En effet, dans toute pensée lumineuse qui peut éclairer notre esprit, dans tout sentiment généreux de notre cœur, dans toute aspiration noble de notre âme en vue de l’accomplissement du bien, c’est le Christ en nous qui se manifeste par la puissance, la grâce du Saint-Esprit. Par toutes ces pensées lumineuses, ces sentiments généreux et ces aspirations nobles, nous faisons, si je puis dire grandir le Christ en nous ; si notre cœur de pierre s’émeut de la nudité de l’indigent et que nous l’aidons à se vêtir, alors nous avons revêtu le Christ en nous ; si malgré l’individualisme de notre âme, nous nous souvenons des autres et leur rendons visite, nous avons visité le Christ en nous. En un mot, si nous donnons priorité à l’homme juste qui est en nous, si nous lui permettons de s’élever au-dessus de l’homme pécheur également en nous et qui souvent domine, alors petit à petit, c’est le Christ qui grandit en nous et nous pourrons alors dire comme saint Paul : “Ce n’est plus moi qui vis, mais c’est le Christ qui vit en moi“ (Ga 2, 20). Alors nous aussi nous serons appelés bénis et nous entendrons les paroles du Roi au Jugement dernier : Venez, les bénis de mon Père, recevez en héritage le Royaume qui vous a été préparé depuis la fondation du monde. (Mt 25, 41).

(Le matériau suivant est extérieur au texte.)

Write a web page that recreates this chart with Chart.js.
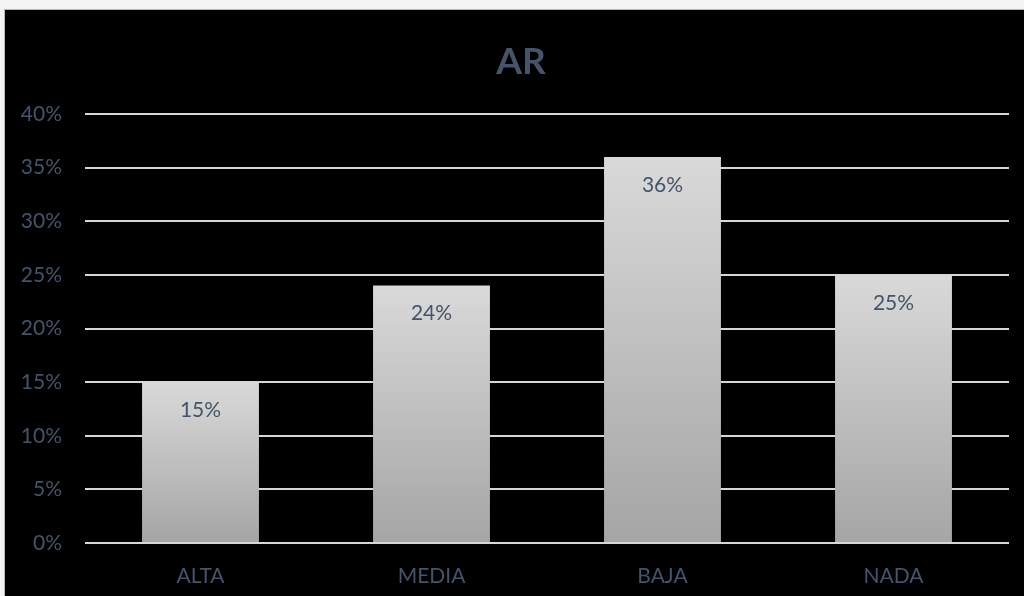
<!DOCTYPE html>
<html lang="es">
<head>
<meta charset="utf-8">
<title>AR</title>
<script src="https://cdn.jsdelivr.net/npm/chart.js@4.4.0/dist/chart.umd.min.js"></script>
<style>
  html, body { margin: 0; padding: 0; background: #f3f3f3; overflow: hidden; }
  #frame {
    position: absolute; left: 4px; top: 9px;
    width: 1019px; height: 586px;
    background: #000; border: 1px solid #b8b8b8; border-right: none; border-bottom: none;
  }
  #frame canvas { display: block; }
</style>
</head>
<body>
<div id="frame"><canvas id="chart" width="1019" height="586"></canvas></div>
<script>
"use strict";

// Series data
const categories = ["ALTA", "MEDIA", "BAJA", "NADA"];
const values = [15, 24, 36, 25];
const yTicks = [0, 5, 10, 15, 20, 25, 30, 35, 40];

const TEXT = "#44546A";
const FONT = "Lato, 'Open Sans', sans-serif";

/** Vertical gray gradient spanning one bar, light at the top. */
function barFill(ctx) {
  const chart = ctx.chart;
  const y = chart.scales.y;
  if (!chart.chartArea || !y || ctx.dataIndex === undefined) return "#c0c0c0";
  const top = y.getPixelForValue(values[ctx.dataIndex]);
  const base = y.getPixelForValue(0);
  const g = chart.ctx.createLinearGradient(0, top, 0, base);
  g.addColorStop(0, "#d9d9d9");
  g.addColorStop(1, "#a5a5a5");
  return g;
}

// Writes each value just inside the top of its bar.
const valueLabels = {
  id: "valueLabels",
  afterDatasetsDraw(chart) {
    const ctx = chart.ctx;
    const meta = chart.getDatasetMeta(0);
    ctx.save();
    ctx.font = `21px ${FONT}`;
    ctx.fillStyle = TEXT;
    ctx.textAlign = "center";
    ctx.textBaseline = "middle";
    meta.data.forEach((bar, i) => {
      ctx.fillText(values[i] + "%", bar.x, bar.y + 28);
    });
    ctx.restore();
  },
};

// The left padding only serves to centre the title; let the y labels use it.
const widenYLabels = {
  id: "widenYLabels",
  afterLayout(chart) {
    chart.scales.y.left = 0;
  },
};

new Chart(document.getElementById("chart"), {
  type: "bar",
  data: {
    labels: categories,
    datasets: [{
      data: values,
      backgroundColor: barFill,
      borderWidth: 0,
      categoryPercentage: 1,
      barPercentage: 0.506,
    }],
  },
  options: {
    responsive: false,
    animation: false,
    layout: { padding: { left: 28, right: 15, top: 0, bottom: 0 } },
    plugins: {
      legend: { display: false },
      tooltip: { enabled: false },
      title: {
        display: true,
        text: "AR",
        color: TEXT,
        font: { family: FONT, size: 37, weight: "bold" },
        padding: { top: 30, bottom: 29.6 },
      },
    },
    scales: {
      x: {
        grid: { display: false, drawTicks: false },
        border: { display: false },
        ticks: { color: TEXT, font: { family: FONT, size: 21 }, padding: 21 },
        afterFit(scale) { scale.height = 53; },
      },
      y: {
        min: 0,
        max: 40,
        afterBuildTicks(scale) { scale.ticks = yTicks.map((v) => ({ value: v })); },
        grid: { color: "#d6d6d6", lineWidth: 2, drawTicks: false },
        border: { display: false },
        ticks: {
          color: TEXT,
          font: { family: FONT, size: 21 },
          padding: 23,
          callback: (v) => v + "%",
        },
        afterFit(scale) { scale.width = 52; },
      },
    },
  },
  plugins: [valueLabels, widenYLabels],
});
</script>
</body>
</html>
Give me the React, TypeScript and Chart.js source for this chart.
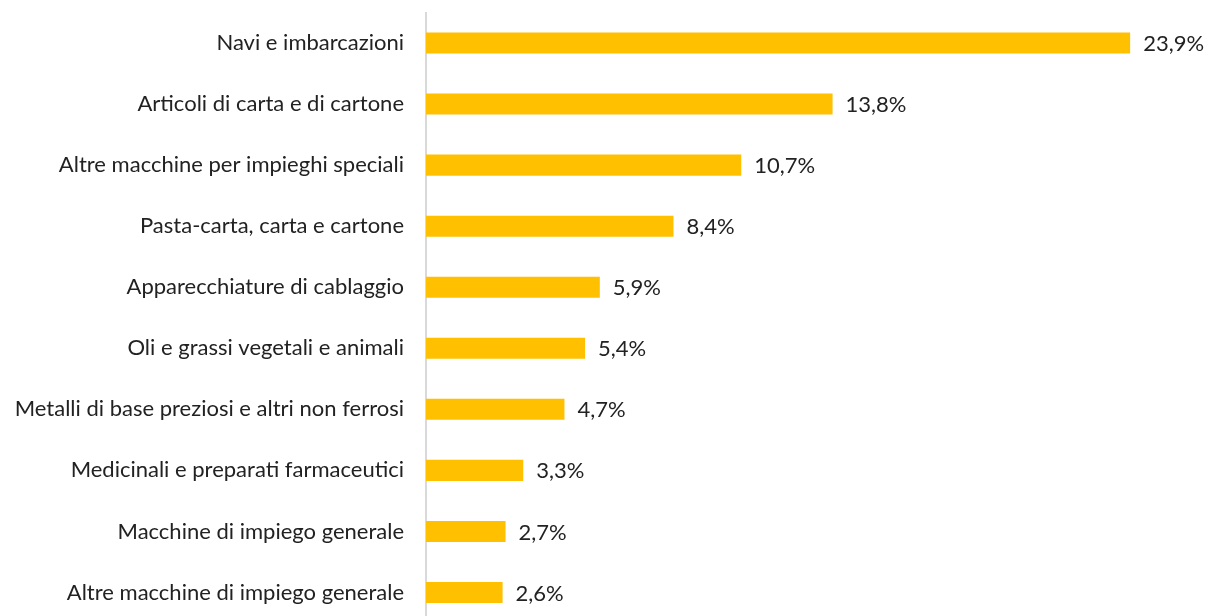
import React, { useEffect, useRef } from "react";
import { Chart, registerables } from "chart.js";

Chart.register(...registerables);

const categories = [
  "Navi e imbarcazioni",
  "Articoli di carta e di cartone",
  "Altre macchine per impieghi speciali",
  "Pasta-carta, carta e cartone",
  "Apparecchiature di cablaggio",
  "Oli e grassi vegetali e animali",
  "Metalli di base preziosi e altri non ferrosi",
  "Medicinali e preparati farmaceutici",
  "Macchine di impiego generale",
  "Altre macchine di impiego generale",
];

const values = [23.9, 13.8, 10.7, 8.4, 5.9, 5.4, 4.7, 3.3, 2.7, 2.6];

const FONT = "Lato, 'Liberation Sans', sans-serif";
const FONT_SIZE = 22;

export default function App() {
  const ref = useRef<HTMLCanvasElement | null>(null);

  useEffect(() => {
    if (!ref.current) return;
    const labelPlugin = {
      id: "valueLabels",
      afterDatasetsDraw(chart: any) {
        const ctx = chart.ctx;
        const meta = chart.getDatasetMeta(0);
        ctx.save();
        ctx.font = `${FONT_SIZE}px ${FONT}`;
        ctx.fillStyle = "#222222";
        ctx.textAlign = "left";
        ctx.textBaseline = "middle";
        meta.data.forEach((bar: any, i: number) => {
          const txt = values[i].toFixed(1).replace(".", ",") + "%";
          ctx.fillText(txt, bar.x + 13, bar.y + 1);
        });
        ctx.restore();
      },
    };
    const chart = new Chart(ref.current, {
      type: "bar",
      data: {
        labels: categories,
        datasets: [
          {
            data: values,
            backgroundColor: "#FFC000",
            borderWidth: 0,
            barPercentage: 0.345,
            categoryPercentage: 1,
          },
        ],
      },
      options: {
        indexAxis: "y",
        responsive: false,
        animation: false,
        devicePixelRatio: 1,
        layout: { padding: { top: 12.5, right: 15, bottom: 0, left: 0 } },
        plugins: { legend: { display: false }, tooltip: { enabled: false } },
        scales: {
          x: {
            display: false,
            min: 0,
            max: 26,
          },
          y: {
            afterFit(scale: any) {
              scale.width = 426;
              scale.paddingTop = 0;
              scale.paddingBottom = 0;
            },
            grid: { display: false, drawTicks: false },
            border: { display: true, color: "#d9d9d9", width: 2 },
            ticks: {
              padding: 22,
              color: "#222222",
              font: { family: FONT, size: FONT_SIZE },
            },
          },
        },
      },
      plugins: [labelPlugin],
    });
    return () => chart.destroy();
  }, []);

  return (
    <div
      style={{
        position: "fixed",
        left: 0,
        top: 0,
        width: 1207,
        height: 616,
        overflow: "hidden",
        background: "#ffffff",
      }}
    >
      <canvas ref={ref} width={1207} height={623} style={{ display: "block" }} />
    </div>
  );
}
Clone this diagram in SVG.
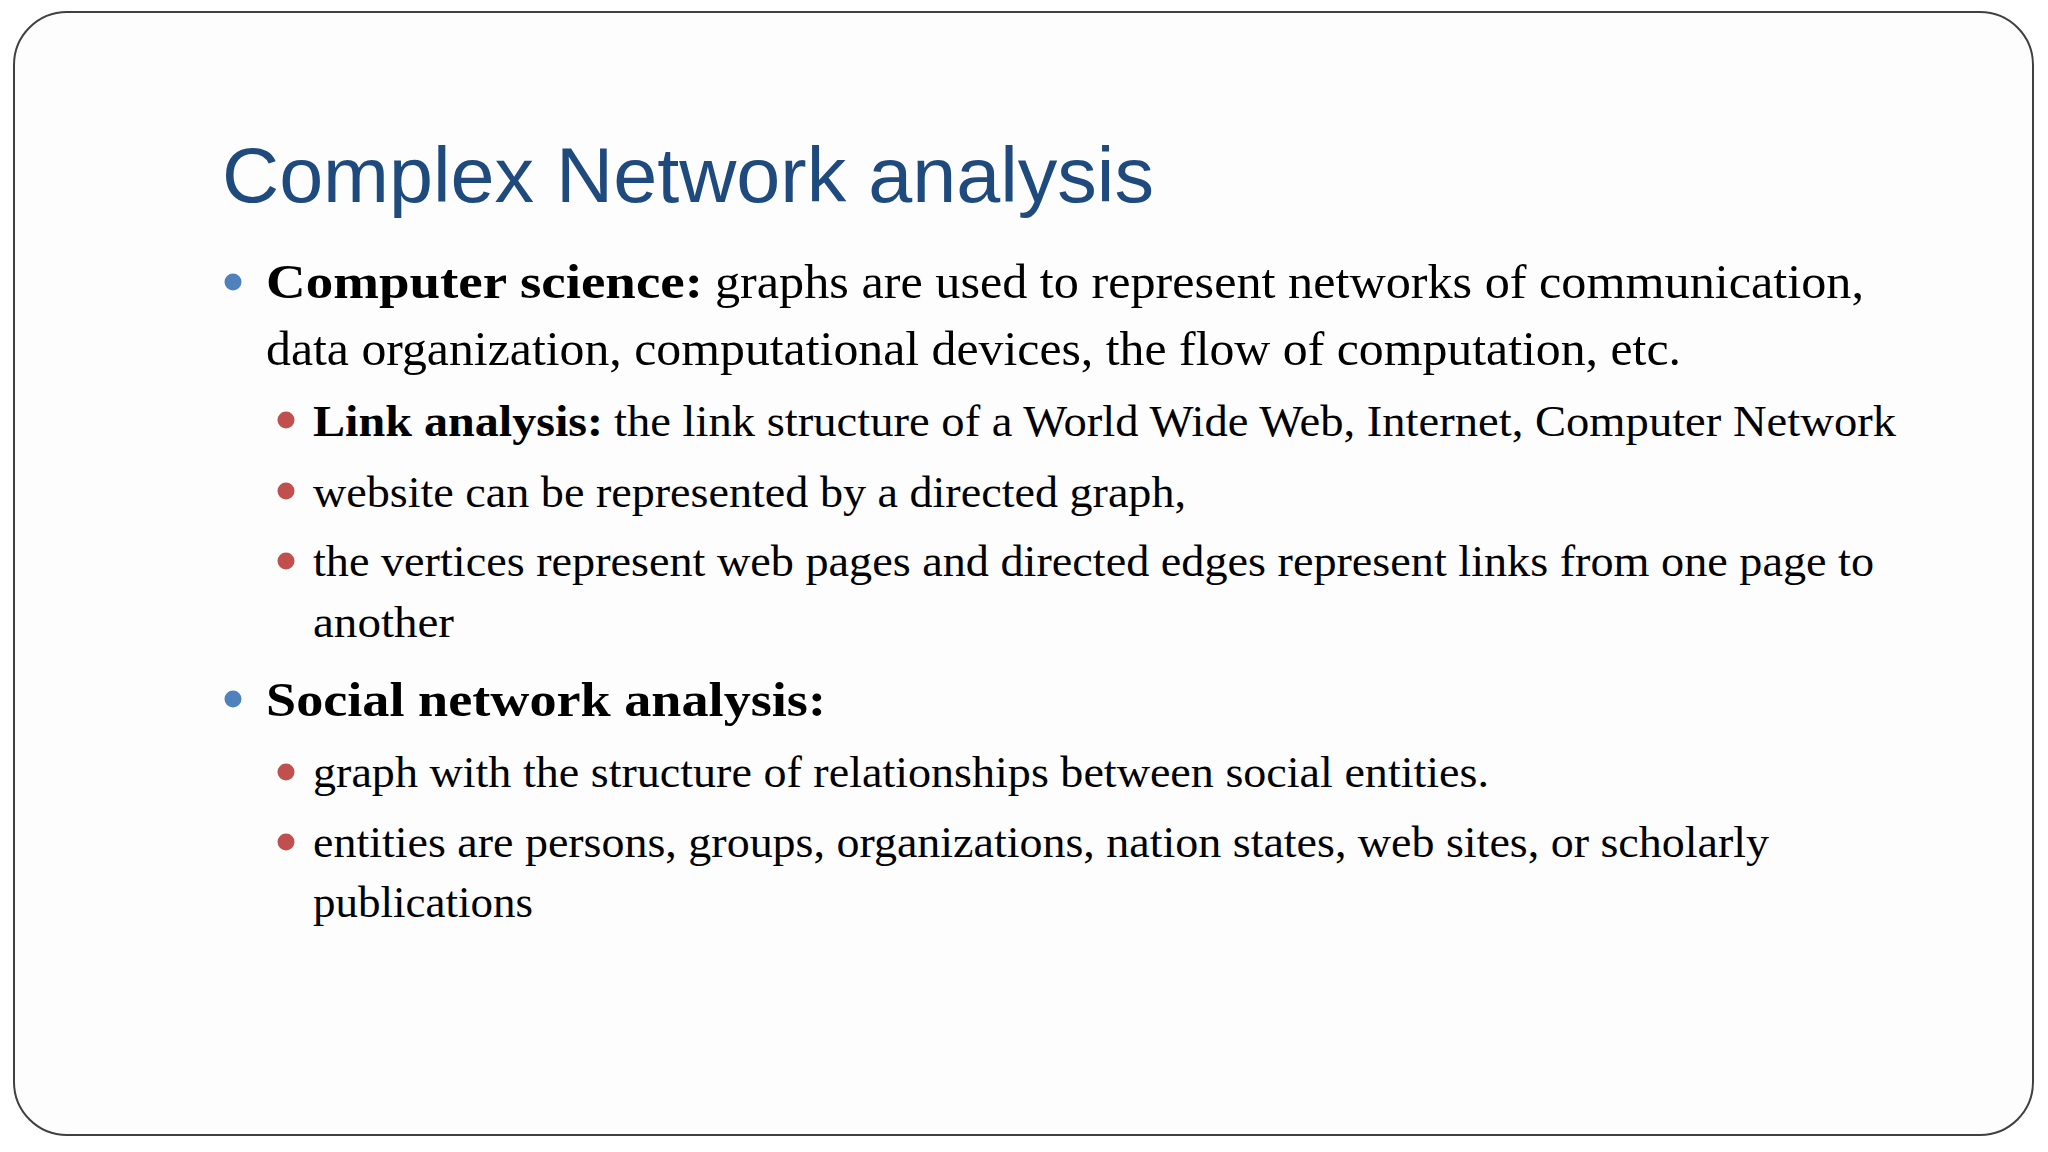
<svg xmlns="http://www.w3.org/2000/svg" width="2048" height="1152" viewBox="0 0 2048 1152">
  <style>
    .title { font-family: "Liberation Sans", Arial, sans-serif; font-size: 78px; fill: #1F4A7E; }
    .l1 { font-family: "Liberation Serif", "Times New Roman", serif; font-size: 48px; fill: #000000; }
    .l2 { font-family: "Liberation Serif", "Times New Roman", serif; font-size: 44px; fill: #000000; }
    .b { font-weight: bold; }
    .blue { fill: #4F81BD; }
    .red { fill: #C0504D; }
  </style>
  <rect x="0" y="0" width="2048" height="1152" fill="#ffffff"/>
  <rect id="frame" x="14" y="12" width="2019" height="1123" rx="53" ry="53" fill="#fdfdfe" stroke="#404040" stroke-width="2"/>

  <g id="title">
    <text class="title" x="222" y="202" textLength="932" lengthAdjust="spacingAndGlyphs">Complex Network analysis</text>
  </g>

  <g id="bullet-computer-science">
    <circle class="blue" cx="233" cy="282" r="8.5"/>
    <text class="l1 b" x="266" y="298" textLength="437" lengthAdjust="spacingAndGlyphs">Computer science:</text>
    <text class="l1" x="715" y="298" textLength="1149" lengthAdjust="spacingAndGlyphs">graphs are used to represent networks of communication,</text>
    <text class="l1" x="266" y="365" textLength="1415" lengthAdjust="spacingAndGlyphs">data organization, computational devices, the flow of computation, etc.</text>
  </g>

  <g id="sub-link-analysis">
    <circle class="red" cx="286" cy="420" r="8.5"/>
    <text class="l2 b" x="313" y="436" textLength="290" lengthAdjust="spacingAndGlyphs">Link analysis:</text>
    <text class="l2" x="614" y="436" textLength="1282" lengthAdjust="spacingAndGlyphs">the link structure of a World Wide Web, Internet, Computer Network</text>
  </g>

  <g id="sub-website">
    <circle class="red" cx="286" cy="491" r="8.5"/>
    <text class="l2" x="313" y="507" textLength="873" lengthAdjust="spacingAndGlyphs">website can be represented by a directed graph,</text>
  </g>

  <g id="sub-vertices">
    <circle class="red" cx="286" cy="561" r="8.5"/>
    <text class="l2" x="313" y="576" textLength="1561" lengthAdjust="spacingAndGlyphs">the vertices represent web pages and directed edges represent links from one page to</text>
    <text class="l2" x="313" y="637" textLength="141" lengthAdjust="spacingAndGlyphs">another</text>
  </g>

  <g id="bullet-social">
    <circle class="blue" cx="233" cy="699" r="8.5"/>
    <text class="l1 b" x="266" y="716" textLength="560" lengthAdjust="spacingAndGlyphs">Social network analysis:</text>
  </g>

  <g id="sub-graph">
    <circle class="red" cx="286" cy="772" r="8.5"/>
    <text class="l2" x="313" y="787" textLength="1176" lengthAdjust="spacingAndGlyphs">graph with the structure of relationships between social entities.</text>
  </g>

  <g id="sub-entities">
    <circle class="red" cx="286" cy="842" r="8.5"/>
    <text class="l2" x="313" y="857" textLength="1456" lengthAdjust="spacingAndGlyphs">entities are persons, groups, organizations, nation states, web sites, or scholarly</text>
    <text class="l2" x="313" y="917" textLength="220" lengthAdjust="spacingAndGlyphs">publications</text>
  </g>

  <g id="connectors"></g>
</svg>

Que le Saint-Esprit ouvre les oreilles et les yeux de notre cœur pour nous faire connaître la présence du Christ en nous-mêmes et dans les autres et dans l’Église ; quelle que soit l’appellation que nous lui donnons, elle est d’abord l’Église du Christ et tous nous sommes ses membres.
Lorsque dans quelques semaines nous nous approcherons avec crainte, foi et amour de l’Enfant Dieu nouveau-né, déposé dans la grotte qui est aussi celle de notre cœur, demandons-lui de nous aider à sortir de nous-mêmes, de notre égocentrisme, de nos petits problèmes sur lesquels nous nous replions, pour vraiment nous ouvrir à cette présence lumineuse du Christ qui irradie toutes choses en nous et autour de nous. À Lui soit la gloire pour les siècles des siècles. Amen.